Two researchers, Emmett Leith and Juris Upatnieks, from the University of Michigan, in 1962, theorized that holography could be used as a three dimensional visual presentation. These individuals decided to apply Gabor’s theory with the newly invented laser light sources. The result was the first laser transmission hologram of 3D objects. These transmission holograms produced images with clarity and realistic depth. Unfortunately, these transmission holograms required laser light to view the holographic image. The work of Leith and Upatnieks led to standardization of the equipment used to make holograms. Today, thousands of laboratories and studios possess the necessary equipment: a continuous wave laser, optical devices (lens, mirrors and beam splitters) for directing laser light, a film holder and an isolation table on which exposures are made. Stability is absolutely essential because movement as small as a quarter wave-length of light during exposures of a few minutes or even seconds can completely spoil a hologram. The basic off-axis technique that Leith and Upatnieks developed is still the staple of holographic methodology.

In 1960 the pulsed-ruby laser was developed by Dr. T.H. Maimam of the Hughes Aircraft Corporation. This laser system (unlike the continuous wave laser normally used in holography) emits a very powerful burst of light that lasts only a few nanoseconds (a billionth of a second). It effectively freezes movement and makes it possible to produce holograms of high-speed events, such as a bullet in flight, and of living subjects. The first hologram of a person was made in 1967, paving the way for a specialized application of holography: pulsed holographic portraiture.

Like so many scientific advancements, holography was simultaneously being developed by other scientists. It was a Russian, Uri Denisyuk, who, in 1962, brought the work of Gabriel Lippmann (1908 Nobel Laureate) to holography and produced the first white-light reflection holograms that could be viewed in ordinary incandescent light bulb.

The 1967 World Book Encyclopedia Science Yearbook contained what is arguably the first mass-distributed hologram, a 4″x3″ transmission view of chess pieces on a board. An article describing the production of the hologram and basic information about the history of holography accompanied it. A .05 watt He-Ne laser was used on a nine-ton granite table in a 30-second exposure to make the original from which all the copies were produced.

The next important steps in the development of the holography were made by Stephen Benton, who, in 1968, invented white – light transmission holography. White-light holography allows the image to be viewed in ordinary white light. Undoubtedly, it was the brilliant rainbow colors that attracted artists to this new holographic technology. This type of hologram can be viewed in ordinary white light creating a “rainbow” image from the seven colors which make up the white light. This type of hologram was called “rainbow hologram”.

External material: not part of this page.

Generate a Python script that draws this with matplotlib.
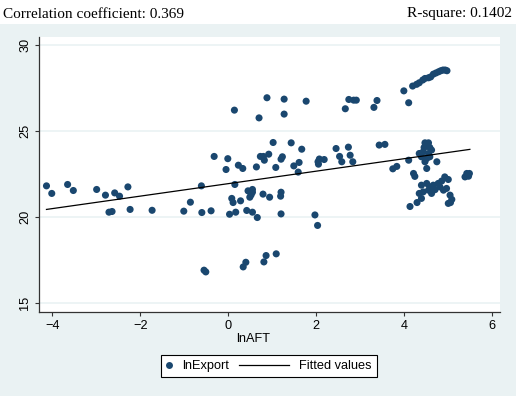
import matplotlib
matplotlib.use("Agg")
import matplotlib.pyplot as plt
from matplotlib import font_manager
from matplotlib.lines import Line2D
from matplotlib.patches import Rectangle
from matplotlib.legend_handler import HandlerBase

# ---------------- data ----------------
ln_aft = [
    -4.13, -4.01, -3.65, -3.52, -2.99, -2.79, -2.58, -2.47, -2.28, -2.71,
    -2.64, -2.23, -1.73, -1.01, -0.86, -0.61, -0.60, -0.39, -0.55, -0.51,
    -0.32, -0.05, -0.01, 0.03, 0.08, 0.11, 0.15, 0.17, 0.23, 0.28,
    0.33, 0.42, 0.45, 0.49, 0.55, 0.55, 0.52, 0.55, 0.66, 0.34,
    0.40, 0.14,
    0.70, 0.88, 1.27, 1.27, 1.77, 1.02, 0.73, 0.80, 0.82, 0.92,
    0.64, 1.08, 1.20, 1.23, 1.43, 1.67, 1.49, 1.61, 1.59, 0.79,
    0.94, 1.19, 1.20, 1.20, 1.97, 2.03, 0.81, 0.86, 1.09, 2.04,
    2.07, 2.18, 2.05,
    2.45, 2.53, 2.58, 2.73, 2.77, 2.83, 2.66, 2.74, 2.85, 2.91,
    3.31, 3.38, 3.43, 3.56, 3.74, 3.83,
    3.99, 4.10, 4.19, 4.28, 4.34, 4.42, 4.47, 4.55, 4.60, 4.66,
    4.72, 4.78, 4.83, 4.88, 4.93, 4.97,
    4.10, 4.34, 4.21, 4.24, 4.47, 4.55, 4.51, 4.58, 4.43, 4.55,
    4.39, 4.51, 4.58, 4.47, 4.51, 4.74, 4.62, 4.45,
    4.39, 4.51, 4.58, 4.66, 4.55, 4.43, 4.62, 4.77, 4.81, 4.89,
    4.92, 5.00, 4.96, 5.04, 5.08, 5.00, 5.05, 4.34, 4.39, 4.29,
    4.13, 4.70, 4.85,
    5.42, 5.46, 5.38, 5.48,
]
ln_export = [
    21.82, 21.38, 21.90, 21.55, 21.61, 21.28, 21.41, 21.22, 21.76, 20.29,
    20.33, 20.45, 20.40, 20.35, 20.87, 21.82, 20.27, 20.37, 16.92, 16.82,
    23.53, 22.77, 23.40, 20.17, 21.09, 20.85, 21.90, 20.29, 23.02, 20.95,
    22.83, 20.39, 21.53, 21.16, 21.61, 21.45, 21.30, 20.29, 19.98, 17.11,
    17.38, 26.22,
    25.77, 26.94, 26.86, 25.99, 26.74, 24.34, 23.53, 23.53, 23.31, 23.66,
    22.92, 22.89, 23.37, 23.51, 24.32, 23.95, 22.98, 23.18, 22.62, 21.34,
    21.16, 21.22, 21.45, 20.19, 20.13, 19.52, 17.40, 17.77, 17.87, 23.22,
    23.38, 23.35, 23.08,
    23.99, 23.53, 23.22, 24.07, 23.60, 23.22, 26.30, 26.84, 26.80, 26.80,
    26.38, 26.78, 24.19, 24.23, 22.81, 22.95,
    27.34, 26.65, 27.62, 27.72, 27.81, 27.97, 28.06, 28.10, 28.15, 28.31,
    28.38, 28.45, 28.51, 28.55, 28.55, 28.51,
    23.31, 23.70, 22.54, 22.37, 24.32, 24.32, 24.13, 24.05, 23.80, 23.70,
    23.51, 23.41, 23.51, 23.22, 22.83, 23.22, 23.90, 24.05,
    21.86, 21.96, 21.76, 21.86, 21.57, 21.47, 21.38, 21.96, 21.76, 21.57,
    22.34, 22.19, 21.67, 21.28, 21.03, 20.80, 20.85, 21.38, 21.09, 20.85,
    20.62, 21.60, 22.10,
    22.54, 22.38, 22.34, 22.54,
]
fit_x = [-4.13, 5.49]
fit_y = [20.45, 23.94]

x_ticks = [-4, -2, 0, 2, 4, 6]
y_ticks = [15, 20, 25, 30]
x_label = "lnAFT"
series_names = ["lnExport", "Fitted values"]
title_left = "Correlation coefficient: 0.369"
title_right = "R-square: 0.1402"

# ---------------- style ----------------
navy = "#1a476f"
bg = "#eaf2f3"
names = {f.name for f in font_manager.fontManager.ttflist}
if "Liberation Sans Narrow" in names:
    sans, fs = "Liberation Sans Narrow", 11.2
else:
    sans, fs = "Liberation Sans", 9.2
serif = "Liberation Serif"

W, H = 516, 396
fig = plt.figure(figsize=(W / 100, H / 100), dpi=100, facecolor=bg)
fig.add_artist(Rectangle((0, 1 - 24 / H), 1, 24 / H, transform=fig.transFigure,
                         facecolor="white", edgecolor="none", zorder=0))

ax = fig.add_axes([39 / W, 1 - 312 / H, (500 - 39) / W, (312 - 37) / H])
ax.set_facecolor("white")
ax.set_xlim(-4.30, 6.175)
ax.set_ylim(14.49, 30.47)

for s in ["top", "right"]:
    ax.spines[s].set_visible(False)
for s in ["left", "bottom"]:
    ax.spines[s].set_color("#333333")
    ax.spines[s].set_linewidth(0.9)

ax.set_xticks(x_ticks)
ax.set_yticks(y_ticks)
ax.tick_params(axis="both", direction="out", length=3, width=0.8, color="#333333",
               labelsize=fs, labelcolor="black")
ax.tick_params(axis="x", pad=3)
ax.tick_params(axis="y", pad=2.5)
for lab in ax.get_yticklabels():
    lab.set_rotation(90)
    lab.set_va("center")
for lab in ax.get_xticklabels() + ax.get_yticklabels():
    lab.set_fontfamily(sans)

ax.grid(axis="y", color=bg, linewidth=1.2, zorder=0)
ax.set_axisbelow(True)

ax.scatter(ln_aft, ln_export, s=26, color=navy, edgecolors="none", zorder=3,
           label=series_names[0])
ax.plot(fit_x, fit_y, color="black", linewidth=0.9, zorder=4, label=series_names[1])

ax.set_xlabel(x_label, fontfamily=sans, fontsize=fs)
ax.xaxis.set_label_coords((253 - 39) / (500 - 39), -(333 - 312) / (312 - 37))

fig.text(3 / W, 1 - 14 / H, title_left, ha="left", va="center",
         fontfamily=serif, fontsize=11)
fig.text(512 / W, 1 - 14 / H, title_right, ha="right", va="center",
         fontfamily=serif, fontsize=11)


class LineLeftExt(HandlerBase):
    def __init__(self, length_pt, **kw):
        super().__init__(**kw)
        self.length_pt = length_pt

    def create_artists(self, legend, orig_handle, xdescent, ydescent, width,
                       height, fontsize, trans):
        y = height / 2 - ydescent
        x1 = width - xdescent
        ln = Line2D([x1 - self.length_pt, x1], [y, y], color="black",
                    linewidth=0.9)
        ln.set_transform(trans)
        return [ln]


h_marker = Line2D([], [], marker="o", linestyle="none", color=navy,
                  markersize=5, markeredgewidth=0)
h_line = Line2D([], [], color="black", linewidth=0.9)
leg = fig.legend([h_marker, h_line], series_names, loc="center",
                 bbox_to_anchor=(269 / W, 1 - 366 / H), ncol=2,
                 prop={"family": sans, "size": fs},
                 handlelength=0.4, handletextpad=0.8, columnspacing=4.3,
                 borderpad=0.4, frameon=True, fancybox=False,
                 handler_map={h_line: LineLeftExt(36)})
leg.get_frame().set_edgecolor("black")
leg.get_frame().set_linewidth(0.8)
leg.get_frame().set_facecolor("white")
leg.get_frame().set_alpha(1)

fig.savefig("out.png", dpi=100, facecolor=bg)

The most important result of Stephen Benton’s work was that it led to the ability to mass-produce holographic images using optical embossing techniques. Embossing allowed the images to be reproduced by a press that stamped the image onto plastic surfaces.

With this technique, developed by Michael Foster in 1974 and brought to commercial viability by Steve McGreww in 1979, holographic information is transferred from light sensitive glass plates to nickel embossing shims. The holographic images are “printed” by stamping the interference pattern onto plastic. The resulting hologram can be duplicated millions of times for a few cents apiece. Consequently, embossed holograms are now being used by the publishing, advertising, packaging, banking and security industries.

Non-Rainbow OVD

During The High Security Printing Conference in Budapest we have presented our Novel Non-Rainbow OVDs Based on Diffraction Optics




Sub-wavelength structures are especially of interest. They produce optical effects that are not common for classical OVDs thus can be used as an effective visual security features:

  • pastel colors;
  • antireflection (black color);
  • zero-order color shift;
  • polarization contrast.

These first line inspection features are easily recognized by common people and are difficult to simulate for other widely used technology.